The Association of Senior Civil Servants of Nigeria (ASCSN) has described the plan by the governors to borrow from the Contributory Pension Funds as a scheme by state governors to siphon N17trillion pension money.
In a statement issued on Monday titled: “Labour Condemns Plans by Governors to Borrow ₦17Trillion Pension Funds,” the union said it condemned “the plans by the 36 state governors to siphon ₦17 trillion from workers’ pension funds.”
In the statement signed by the ASCSN Secretary-General, Comrade Alade Bashir Lawal, the ASCSN regretted that the governors, “some of whom their states have not contributed a dime to the pension funds were now desperate to collect ₦17 trillion out of it to massage their insatiable greed.”
The Union, therefore, urged the National Pension Commission (PenCom) not to release any money from the pension funds to the governors under the guise of loan.
It warned PenCom that if they do, they should be ready to face the wrath of millions of Nigerian workers.
Citing available data and information from PenCom, the union said as at June 2020 only four states across the federation and the Federal Capital Territory had reasonable level of compliance in pension fund contributions.
It said: “Although 25 states have issued legislation on contributory Pension Scheme, only four states namely Osun, Lagos, Delta, and Kaduna are in high compliance of remittance to PenCom.
“In stated that have pension schemes, retirees are not paid their benefits two to six years after exiting service.”
The ASCSN wondered what rate of interest would be paid on the loan, how would the loan be recovered, and what collateral would be provided.
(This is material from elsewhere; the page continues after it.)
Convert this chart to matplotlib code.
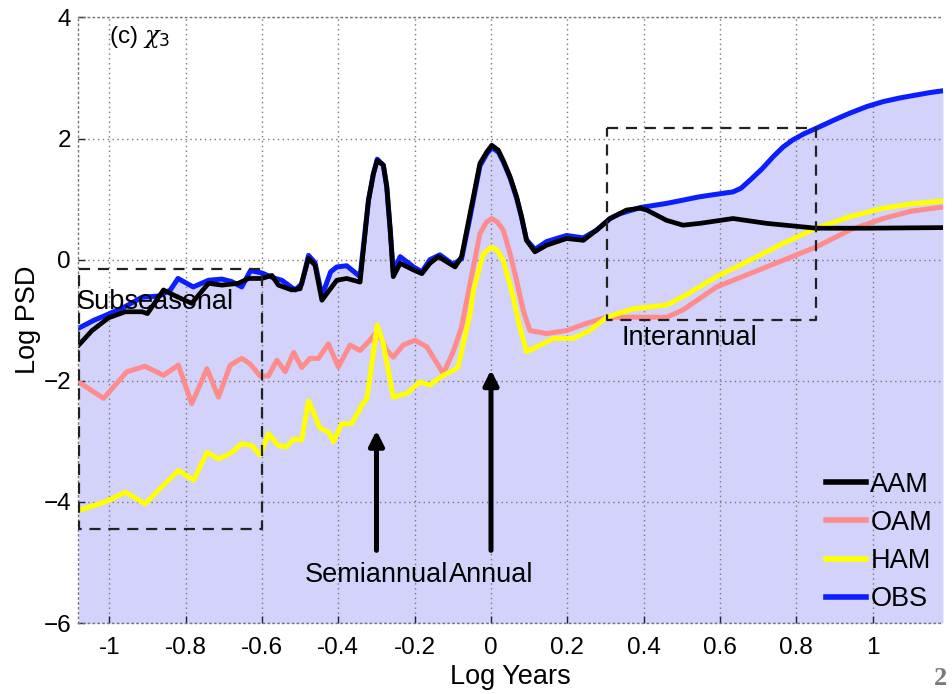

It expressed worry that governors, some of whom collect about ₦1 billion monthly as security votes could not plough such funds into infrastructural development but instead were insisting on liquidating pension funds of workers they have denied any meaningful dividend of democracy over the years.
“Besides, there are so many untapped natural resources in the States that the Governors can harness to generate funds for development instead of looking everywhere for free money to appropriate and divert for private purposes.
“But the governors should be told that the pension funds are not idle or free money but are funds meant to pay employees their retirement benefits after serving their employers for years,” the ASCSN emphasized.